**TASK TO CARRY OUT:**
Reproduce the listing below without changes, except that pictures are left out.

══════

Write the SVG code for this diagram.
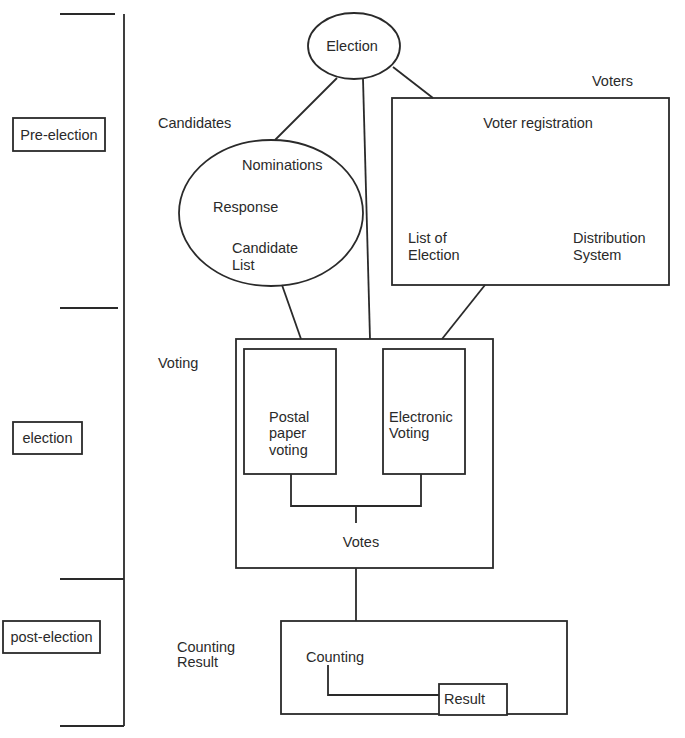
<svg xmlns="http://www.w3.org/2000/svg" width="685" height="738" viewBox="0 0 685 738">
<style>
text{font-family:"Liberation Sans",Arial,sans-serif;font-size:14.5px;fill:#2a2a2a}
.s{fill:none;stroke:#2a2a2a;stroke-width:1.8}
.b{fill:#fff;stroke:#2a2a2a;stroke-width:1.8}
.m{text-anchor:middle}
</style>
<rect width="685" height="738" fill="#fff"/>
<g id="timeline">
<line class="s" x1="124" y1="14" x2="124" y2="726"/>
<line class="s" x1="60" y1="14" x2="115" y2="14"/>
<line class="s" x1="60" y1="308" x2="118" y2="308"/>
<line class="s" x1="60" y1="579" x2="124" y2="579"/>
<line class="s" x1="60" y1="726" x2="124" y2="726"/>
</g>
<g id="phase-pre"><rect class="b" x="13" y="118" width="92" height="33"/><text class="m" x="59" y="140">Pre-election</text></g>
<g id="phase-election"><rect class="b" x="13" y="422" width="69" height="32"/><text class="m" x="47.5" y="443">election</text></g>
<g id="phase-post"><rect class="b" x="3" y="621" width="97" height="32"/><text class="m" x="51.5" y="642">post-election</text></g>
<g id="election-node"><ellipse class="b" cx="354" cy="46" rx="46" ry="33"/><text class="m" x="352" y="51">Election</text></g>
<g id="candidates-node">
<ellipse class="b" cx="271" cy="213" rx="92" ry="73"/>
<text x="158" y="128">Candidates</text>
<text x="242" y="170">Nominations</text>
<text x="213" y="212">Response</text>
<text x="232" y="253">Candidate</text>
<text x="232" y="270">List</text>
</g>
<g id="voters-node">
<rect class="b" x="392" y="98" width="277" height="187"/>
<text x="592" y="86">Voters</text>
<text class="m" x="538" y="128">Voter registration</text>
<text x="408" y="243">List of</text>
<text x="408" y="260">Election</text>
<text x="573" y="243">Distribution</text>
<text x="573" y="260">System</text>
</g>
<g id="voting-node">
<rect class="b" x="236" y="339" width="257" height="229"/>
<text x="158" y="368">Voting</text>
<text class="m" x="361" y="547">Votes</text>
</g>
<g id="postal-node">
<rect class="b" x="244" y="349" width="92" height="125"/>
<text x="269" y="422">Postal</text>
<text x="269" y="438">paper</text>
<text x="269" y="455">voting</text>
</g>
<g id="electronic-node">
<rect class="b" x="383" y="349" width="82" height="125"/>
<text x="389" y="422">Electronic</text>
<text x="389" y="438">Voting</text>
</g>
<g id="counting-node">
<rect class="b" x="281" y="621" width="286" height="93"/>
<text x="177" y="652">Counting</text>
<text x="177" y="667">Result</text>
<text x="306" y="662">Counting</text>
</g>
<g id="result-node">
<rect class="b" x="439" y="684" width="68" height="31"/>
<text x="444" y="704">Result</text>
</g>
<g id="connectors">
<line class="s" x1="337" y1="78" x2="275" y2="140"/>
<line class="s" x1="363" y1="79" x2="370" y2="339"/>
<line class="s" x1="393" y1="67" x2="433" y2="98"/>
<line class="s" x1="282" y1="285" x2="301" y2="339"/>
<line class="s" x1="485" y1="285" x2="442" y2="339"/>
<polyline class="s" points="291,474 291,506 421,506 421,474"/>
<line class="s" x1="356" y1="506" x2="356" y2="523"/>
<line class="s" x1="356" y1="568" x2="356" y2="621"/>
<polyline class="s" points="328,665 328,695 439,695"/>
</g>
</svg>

══════

**ANSWER TO THE EXERCISE:**
Write the SVG code for this diagram.
<svg xmlns="http://www.w3.org/2000/svg" width="685" height="738" viewBox="0 0 685 738">
<style>
text{font-family:"Liberation Sans",Arial,sans-serif;font-size:14.5px;fill:#2a2a2a}
.s{fill:none;stroke:#2a2a2a;stroke-width:1.8}
.b{fill:#fff;stroke:#2a2a2a;stroke-width:1.8}
.m{text-anchor:middle}
</style>
<rect width="685" height="738" fill="#fff"/>
<g id="timeline">
<line class="s" x1="124" y1="14" x2="124" y2="726"/>
<line class="s" x1="60" y1="14" x2="115" y2="14"/>
<line class="s" x1="60" y1="308" x2="118" y2="308"/>
<line class="s" x1="60" y1="579" x2="124" y2="579"/>
<line class="s" x1="60" y1="726" x2="124" y2="726"/>
</g>
<g id="phase-pre"><rect class="b" x="13" y="118" width="92" height="33"/><text class="m" x="59" y="140">Pre-election</text></g>
<g id="phase-election"><rect class="b" x="13" y="422" width="69" height="32"/><text class="m" x="47.5" y="443">election</text></g>
<g id="phase-post"><rect class="b" x="3" y="621" width="97" height="32"/><text class="m" x="51.5" y="642">post-election</text></g>
<g id="election-node"><ellipse class="b" cx="354" cy="46" rx="46" ry="33"/><text class="m" x="352" y="51">Election</text></g>
<g id="candidates-node">
<ellipse class="b" cx="271" cy="213" rx="92" ry="73"/>
<text x="158" y="128">Candidates</text>
<text x="242" y="170">Nominations</text>
<text x="213" y="212">Response</text>
<text x="232" y="253">Candidate</text>
<text x="232" y="270">List</text>
</g>
<g id="voters-node">
<rect class="b" x="392" y="98" width="277" height="187"/>
<text x="592" y="86">Voters</text>
<text class="m" x="538" y="128">Voter registration</text>
<text x="408" y="243">List of</text>
<text x="408" y="260">Election</text>
<text x="573" y="243">Distribution</text>
<text x="573" y="260">System</text>
</g>
<g id="voting-node">
<rect class="b" x="236" y="339" width="257" height="229"/>
<text x="158" y="368">Voting</text>
<text class="m" x="361" y="547">Votes</text>
</g>
<g id="postal-node">
<rect class="b" x="244" y="349" width="92" height="125"/>
<text x="269" y="422">Postal</text>
<text x="269" y="438">paper</text>
<text x="269" y="455">voting</text>
</g>
<g id="electronic-node">
<rect class="b" x="383" y="349" width="82" height="125"/>
<text x="389" y="422">Electronic</text>
<text x="389" y="438">Voting</text>
</g>
<g id="counting-node">
<rect class="b" x="281" y="621" width="286" height="93"/>
<text x="177" y="652">Counting</text>
<text x="177" y="667">Result</text>
<text x="306" y="662">Counting</text>
</g>
<g id="result-node">
<rect class="b" x="439" y="684" width="68" height="31"/>
<text x="444" y="704">Result</text>
</g>
<g id="connectors">
<line class="s" x1="337" y1="78" x2="275" y2="140"/>
<line class="s" x1="363" y1="79" x2="370" y2="339"/>
<line class="s" x1="393" y1="67" x2="433" y2="98"/>
<line class="s" x1="282" y1="285" x2="301" y2="339"/>
<line class="s" x1="485" y1="285" x2="442" y2="339"/>
<polyline class="s" points="291,474 291,506 421,506 421,474"/>
<line class="s" x1="356" y1="506" x2="356" y2="523"/>
<line class="s" x1="356" y1="568" x2="356" y2="621"/>
<polyline class="s" points="328,665 328,695 439,695"/>
</g>
</svg>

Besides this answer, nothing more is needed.